Brooks & Dunn, Kid Rock Also on Board

Former vice president Al Gore has been added to the lineup of luminaries celebrating the life and career of the late Johnny Cash. The Johnny Cash Memorial Tribute: A Celebration of Friends and Family is scheduled to begin at 7:30 p.m. at Nashville’s Ryman Auditorium on Monday (Nov. 10). The concert will be televised Saturday (Nov. 15) from 8-10 p.m. ET/PT on CMT.

The Fisk Jubilee Singers, who sang at Cash’s funeral on Sept. 15, will open the concert with the hymn “Ain’t No Grave Going to Hold My Body Down.” Cash’s brother Tommy will welcome the capacity crowd in the Ryman and introduce the evening’s host, actor and Cash friend Tim Robbins.

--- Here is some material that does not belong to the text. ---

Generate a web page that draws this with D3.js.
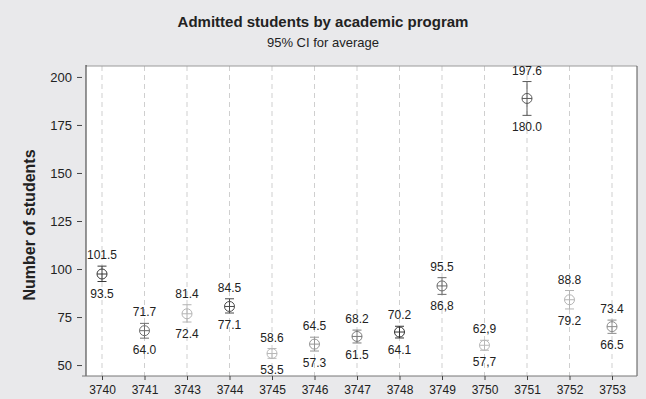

Others honoring the life and music of the Man in Black are Brooks & Dunn, Kid Rock, Rosanne Cash, Sheryl Crow, John Mellencamp, Willie Nelson, Hank Williams Jr., Steve Earle, Larry Gatlin, Kris Kristofferson, George Jones, Travis Tritt, Jimmy Tittle, Jim Clement and Johnny Western. Williams will also take part in a tribute of the Highwaymen tribute, along with Nelson, Kristofferson and an as-yet-unannounced musical guest. Other surprise guests are expected as well. Taped tributes were sent by Bono, Dan Rather, Whoopi Goldberg and others. The members of the Cash and Carter family will close the evening by singing “We’ll Meet Again,” which Cash recorded on his last album, American IV: The Man Comes Around.

Half of the Ryman’s 2,200 seats went by public draw to fans; the other seats are for family and friends. Press facilities are located in the neighboring Tootsie’s Orchid Lounge.

Born in Kingsland, Ark., in 1932, Cash is a member of both the Rock and Roll Hall of Fame and the Country Music Hall of Fame. He learned to play guitar while serving in the United States Air Force and began his music career in Memphis, Tenn., with “Hey Porter,” recorded for Sun Records. In 1956, he recorded one of his signature hits, “Folsom Prison Blues.” Awarded 12 Grammy awards during his 42-year music career, Cash also won three CMA awards on Wednesday (Nov. 5). He died Sept. 12 at the age of 71, from complications of diabetes.